Am Sozialraum orientierte Knotenpunkte
In Mehrgenerationenhäusern und Familienzentren entstehen neue Begegnungs- und Dienstleistungszentren für Familien und Anwohner. Abgestimmt auf das jeweilige soziale Umfeld vernetzen sich Kitas untereinander ebenso wie mit anderen Institutionen und Angeboten.
Moderne Großfamilie
Das Bundesfamilienministerium hat 2006 das bundesweite Aktionsprogramm Mehrgenerationenhäuser ins Leben gerufen. Die dahinterstehende Idee: das Prinzip der Großfamilie in die moderne Gesellschaft zu übertragen und den Zusammenhalt zwischen den Generationen auch außerhalb der Familien zu stärken. Mehrgenerationenhäuser sind Orte, an denen sich Menschen unterschiedlicher Herkunft und unterschiedlicher Lebensalter begegnen, austauschen und unterstützen. Sie fassen Angebote unter einem Dach zusammen, die ursprünglich von Kindergärten, Jugendclubs, Seniorentreffs und vielen anderen Einrichtungen angeboten wurden.
Sieben Handlungsfelder
Ein Aktionsprogramm bietet finanzielle Unterstützung
Inzwischen gibt es bundesweit mehr als 500 dieser Häuser. Mittels eines Aktionsprogramms wird eine Einrichtung in den ersten fünf Jahren mit 40.000 Euro unterstützt, sofern sieben Handlungsfelder berücksichtigt werden: Einbeziehung aller Lebensalter von Kindern bis zu Hochbetagten, generationenübergreifende Angebote, Kinderbetreuung, starke Einbeziehung von Ehrenamtlichen und Zusammenarbeit von Haupt- und Ehrenamtlichen auf gleicher Augenhöhe, Entwicklung als Informations- und Dienstleistungsdrehscheibe vor Ort, Einbeziehung der lokalen Wirtschaft sowie offener Tagestreff mit Cafeteria/Bistro.

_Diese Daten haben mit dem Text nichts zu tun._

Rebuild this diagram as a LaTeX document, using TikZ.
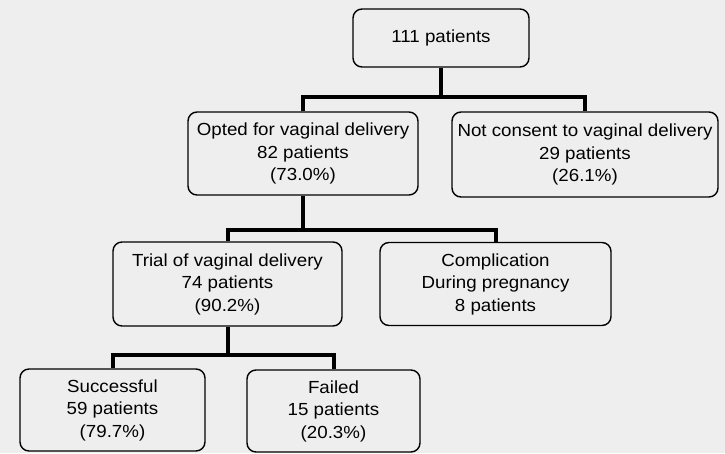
\documentclass[tikz,border=0pt]{standalone}
\usepackage{fontspec}
\setmainfont{Liberation Sans}[FakeStretch=1.07]
\definecolor{bg}{HTML}{EEEEEE}
\begin{document}
\begin{tikzpicture}[x=1pt,y=-1pt,
  box/.style={draw=black, line width=1.4pt, rounded corners=9pt, fill=bg,
    align=center, inner sep=0pt, font=\fontsize{17.5}{22.5}\selectfont},
  conn/.style={line width=4pt, draw=black}]
\fill[bg] (0,0) rectangle (725,453);
\useasboundingbox (0,0) rectangle (725,453);

\node[box, minimum width=176pt, minimum height=58pt] (top) at (441,38) {111 patients};
\node[box, minimum width=230pt, minimum height=83pt] (opted) at (303,153.5)
  {Opted for vaginal delivery\\82 patients\\(73.0\%)};
\node[box, minimum width=266pt, minimum height=85pt] (notc) at (585,154.5)
  {Not consent to vaginal delivery\\29 patients\\(26.1\%)};
\node[box, minimum width=229pt, minimum height=84pt] (trial) at (227.5,284)
  {Trial of vaginal delivery\\74 patients\\(90.2\%)};
\node[box, minimum width=231pt, minimum height=83pt] (comp) at (495.5,284)
  {Complication\\During pregnancy\\8 patients};
\node[box, minimum width=185pt, minimum height=82pt] (succ) at (112.5,410)
  {Successful\\59 patients\\(79.7\%)};
\node[box, minimum width=173pt, minimum height=82pt] (fail) at (333.5,411)
  {Failed\\15 patients\\(20.3\%)};

\coordinate (b1) at (441,97);
\coordinate (b2) at (303,230);
\coordinate (b3) at (227.5,355);

\draw[conn] (top.south) -- (b1);
\draw[conn] (opted.north) |- (b1) -| (notc.north);
\draw[conn] (opted.south) -- (b2);
\draw[conn] (trial.north) |- (b2) -| (comp.north);
\draw[conn] (trial.south) -- (b3);
\draw[conn] (succ.north) |- (b3) -| (fail.north);
\end{tikzpicture}
\end{document}
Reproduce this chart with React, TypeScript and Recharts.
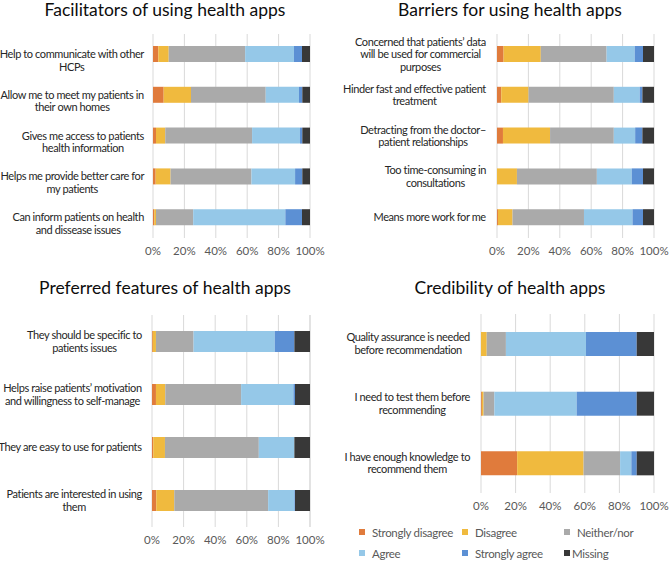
import React from 'react';
import { BarChart, Bar, XAxis, YAxis, CartesianGrid } from 'recharts';

// Likert answer levels, in stacking order
const responseLevels = ['Strongly disagree', 'Disagree', 'Neither/nor', 'Agree', 'Strongly agree', 'Missing'];
const levelColors = ['#E07B3C', '#F0BA3E', '#AAAAAA', '#95C8E8', '#5C90D4', '#383838'];
const percentTicks = [0, 20, 40, 60, 80, 100];

// each row: [strongly disagree, disagree, neither/nor, agree, strongly agree, missing] in %
const facilitatorLabels = [
  'Help to communicate with other\nHCPs',
  'Allow me to meet my patients in\ntheir own homes',
  'Gives me access to patients\nhealth information',
  'Helps me provide better care for\nmy patients',
  'Can inform patients on health\nand dissease issues',
];
const facilitatorValues = [
  [3.4, 6.6, 48.7, 31.1, 5.1, 5.1],
  [6.8, 17.4, 47.6, 21.2, 2.1, 4.9],
  [1.9, 5.9, 55.3, 30.5, 1.5, 4.9],
  [1.7, 9.5, 51.5, 27.8, 4.6, 4.9],
  [0.8, 1.1, 23.7, 58.7, 10.6, 5.1],
];

const barrierLabels = [
  'Concerned that patients\u2019 data\nwill be used for commercial\npurposes',
  'Hinder fast and effective patient\ntreatment',
  'Detracting from the doctor\u2013\npatient relationships',
  'Too time-consuming in\nconsultations',
  'Means more work for me',
];
const barrierValues = [
  [4.2, 23.7, 41.9, 17.9, 5.3, 7.0],
  [2.7, 17.4, 54.3, 16.5, 1.7, 7.4],
  [3.8, 30.0, 40.6, 13.6, 4.6, 7.4],
  [0, 12.7, 50.9, 22.2, 7.2, 7.0],
  [0.6, 9.3, 45.5, 30.9, 6.7, 7.0],
];

const featureLabels = [
  'They should be specific to\npatients issues',
  'Helps raise patients\u2019 motivation\nand willingness to self-manage',
  'They are easy to use for patients',
  'Patients are interested in using\nthem',
];
const featureValues = [
  [0.5, 2.0, 23.8, 51.4, 12.4, 9.9],
  [2.5, 5.9, 48.0, 33.1, 1.0, 9.5],
  [0.8, 7.4, 59.4, 22.5, 0, 9.9],
  [2.7, 11.4, 59.4, 16.6, 0.4, 9.5],
];

const credibilityLabels = [
  'Quality assurance is needed\nbefore recommendation',
  'I need to test them before\nrecommending',
  'I have enough knowledge to\nrecommend them',
];
const credibilityValues = [
  [0, 3.3, 11.1, 46.3, 29.3, 10],
  [0.5, 1.0, 6.2, 47.6, 34.7, 10],
  [20.9, 38.4, 21.1, 6.5, 3.1, 10],
];

const FONT = 'Lato, "Open Sans", sans-serif';
const LABEL_SIZE = 11;
const LABEL_SPACING = -0.4;
const LINE_GAP = 12.6;

let measureCtx: CanvasRenderingContext2D | null = null;
function textWidth(s: string) {
  if (!measureCtx) measureCtx = document.createElement('canvas').getContext('2d');
  if (!measureCtx) return s.length * 5;
  measureCtx.font = `${LABEL_SIZE}px ${FONT}`;
  return measureCtx.measureText(s).width + LABEL_SPACING * s.length;
}

type PanelProps = {
  title: string;
  labels: string[];
  values: number[][];
  left: number;
  top: number;
  width: number;
  height: number;
  axisWidth: number;
  rightPad: number;
  topPad: number;
  barSize: number;
  labelGap: number;
  labelNudge?: number;
  titleX: number;
  titleY: number;
};

const X_AXIS_H = 24;

function Panel(p: PanelProps) {
  const rows = p.labels.map((label, i) => {
    const row: Record<string, string | number> = { label };
    p.values[i].forEach((v, j) => {
      row[`s${j}`] = v;
    });
    return row;
  });
  const plotBottom = p.height - X_AXIS_H;
  const labelRight = p.axisWidth - p.labelGap;

  const renderCategory = (props: any) => {
    const lines = String(props.payload.value).split('\n');
    const blockW = Math.max(...lines.map(textWidth));
    const cx = labelRight - blockW / 2;
    const y0 = props.y - ((lines.length - 1) * LINE_GAP) / 2 + (p.labelNudge || 0);
    return (
      <text
        textAnchor="middle"
        fontSize={LABEL_SIZE}
        fontFamily={FONT}
        letterSpacing={LABEL_SPACING}
        fill="#262626"
      >
        {lines.map((ln, k) => (
          <tspan key={k} x={cx} y={y0 + k * LINE_GAP} dy="0.35em">
            {ln}
          </tspan>
        ))}
      </text>
    );
  };

  const renderPercent = (props: any) => (
    <text
      x={props.x}
      y={plotBottom + 13}
      dy="0.35em"
      textAnchor="middle"
      fontSize={11.5}
      fontFamily={FONT}
      fill="#595959"
    >
      {`${props.payload.value}%`}
    </text>
  );

  return (
    <>
      <div style={{ position: 'absolute', left: p.left, top: p.top }}>
        <BarChart
          width={p.width}
          height={p.height}
          data={rows}
          layout="vertical"
          margin={{ top: p.topPad, right: p.rightPad, bottom: 0, left: 0 }}
          barCategoryGap={0}
        >
          <CartesianGrid horizontal={false} stroke="#D9D9D9" />
          <XAxis
            type="number"
            domain={[0, 100]}
            ticks={percentTicks}
            axisLine={false}
            tickLine={false}
            height={X_AXIS_H}
            tick={renderPercent}
            interval={0}
          />
          <YAxis
            type="category"
            dataKey="label"
            width={p.axisWidth}
            axisLine={false}
            tickLine={false}
            tick={renderCategory}
            interval={0}
          />
          {responseLevels.map((lvl, j) => (
            <Bar
              key={lvl}
              name={lvl}
              dataKey={`s${j}`}
              stackId="a"
              fill={levelColors[j]}
              barSize={p.barSize}
              isAnimationActive={false}
            />
          ))}
        </BarChart>
      </div>
      <div
        style={{
          position: 'absolute',
          left: p.titleX - 160,
          top: p.titleY,
          width: 320,
          textAlign: 'center',
          fontFamily: FONT,
          fontSize: 17.5,
          lineHeight: '20px',
          color: '#0d0d0d',
        }}
      >
        {p.title}
      </div>
    </>
  );
}

// legend grid: three columns, two rows
const legendCols = [359, 462, 564];
const legendRows = [532, 553];

export default function App() {
  return (
    <div
      style={{
        position: 'absolute',
        left: 0,
        top: 0,
        width: 669,
        height: 561,
        background: '#fff',
        overflow: 'hidden',
      }}
    >
      <Panel
        title="Facilitators of using health apps"
        labels={facilitatorLabels}
        values={facilitatorValues}
        left={0}
        top={0}
        width={330}
        height={262}
        axisWidth={153}
        rightPad={20}
        topPad={34}
        barSize={16}
        labelGap={9}
        labelNudge={6}
        titleX={165}
        titleY={0}
      />
      <Panel
        title="Barriers for using health apps"
        labels={barrierLabels}
        values={barrierValues}
        left={335}
        top={0}
        width={334}
        height={262}
        axisWidth={162}
        rightPad={15}
        topPad={34}
        barSize={16}
        labelGap={11}
        titleX={510}
        titleY={0}
      />
      <Panel
        title="Preferred features of health apps"
        labels={featureLabels}
        values={featureValues}
        left={0}
        top={270}
        width={330}
        height={281}
        axisWidth={152}
        rightPad={20}
        topPad={45}
        barSize={21}
        labelGap={10}
        titleX={165}
        titleY={278}
      />
      <Panel
        title="Credibility of health apps"
        labels={credibilityLabels}
        values={credibilityValues}
        left={335}
        top={270}
        width={334}
        height={247}
        axisWidth={146}
        rightPad={15}
        topPad={44}
        barSize={24}
        labelGap={11}
        titleX={510}
        titleY={278}
      />
      {responseLevels.map((lvl, j) => {
        const col = j % 3;
        const row = Math.floor(j / 3);
        const textGap = lvl === 'Missing' ? 2 : 7;
        return (
          <div
            key={lvl}
            style={{
              position: 'absolute',
              left: legendCols[col],
              top: legendRows[row] - 8,
              height: 16,
              display: 'flex',
              alignItems: 'center',
              fontFamily: FONT,
              fontSize: 11.5,
              letterSpacing: -0.3,
              color: '#595959',
              whiteSpace: 'nowrap',
            }}
          >
            <span
              style={{
                width: 6,
                height: 6,
                background: levelColors[j],
                display: 'inline-block',
                marginRight: textGap,
              }}
            />
            {lvl}
          </div>
        );
      })}
    </div>
  );
}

Schwerpunkt Kinderbetreuung
Kinderbetreuung spielt im Angebot der Mehrgenerationenhäuser eine herausragende Rolle, weiterhin wird auf generationenübergreifenden Austausch Wert gelegt. Beispielsweise lesen "Vorleseomas und -opas" in den Kitagruppen vor, es gibt gemeinsame Mittagstische oder Seniorinnen und Senioren übernehmen als "Leihgroßeltern" zeitweise die Betreuung von Kindern.
Mehrgenerationenhaus: "Eine Art Gemeindezentrum"
"Innerhalb dieser sieben Handlungsfelder hat jedes Haus seine eigenen Schwerpunkte, die insbesondere auf den Stadtteil abgestimmt sind", erklärt Ursula Werder. Im Mehrgenerationenhaus Frankfurt/Main, das sie leitet, sind das die Förderung von Familien mit Migrationshintergrund und Bildung. Die Angebote der Mehrgenerationenhäuser richten sich an Menschen aller Generationen, sozialen Schichten, Berufsgruppen und kulturellen Zugehörigkeit: "Wir sind eigentlich eine Art Gemeindezentrum und entwickeln Angebote für das, was vor Ort nötig ist", sagt Werder. Manche Mehrgenerationenhäuser sind ganz neu entstanden, aber die meisten haben sich – wie jenes im Frankfurter Gallus-Kiez – aus bestehenden Einrichtungen (Kitas, Familienzentren oder Vereine) weiterentwickelt.
Familienzentrum: Familien im Fokus
Auch Familienzentren sind in Deutschland eine relativ junge Einrichtung. Auch sie sind am jeweiligen Sozialraum orientiert und ihre Profile deshalb unterschiedlich. Grundsätzlich bieten Familienzentren Unterstützung und Aktivitäten für Eltern und Kinder – von Betreuungsmöglichkeiten über Beratung und Bildungsangebote bis zur Freizeitgestaltung. Nordrhein-Westfalen ist das erste Bundesland, das mit dem Landesprogramm "Familienzentrum NRW" seit 2005 flächendeckend Familienzentren aufbaut. "Das Programm schreibt gewisse Basiselemente vor, die in Familienzentren angeboten werden müssen, aber darüber hinaus arbeiten die Einrichtungen sehr unterschiedlich", erklärt Isabel Vela Sanchez, Koordinatorin des Familienzentrums im Brühler Stadtteil Vochem.
Vielfältige Kooperationen
Ausgangspunkt der Familienzentren in NRW sind Kitas, die sich zu familiären Knotenpunkten weiterentwickeln. Hier werden Kinder nicht nur qualifiziert betreut, sondern Familien finden umfassende Beratungs-, Unterstützungs- und Freizeitangebote. Um diese Aufgaben zu erfüllen kooperieren Familienzentren – ebenso wie Mehrgenerationenhäuser – mit externen Einrichtungen und Akteuren. Das können beispielsweise Familienberatungsstellen, Familienbildungsstätten, Kinderärztinnen und -ärzte, Frühförderzentren, Sportvereine oder Schuldnerberatungen sein. Einrichtungen, die in Nordrhein-Westfalen das Gütesiegel "Familienzentrum" tragen, erhalten eine zusätzliche Landesförderung von jeweils 12.000 Euro pro Jahr. Diese Mittel sind für die Koordinierung und das Management oder für den Einkauf von externen Leistungen vorgesehen. Das Gütesiegel wird für vier Jahre verliehen.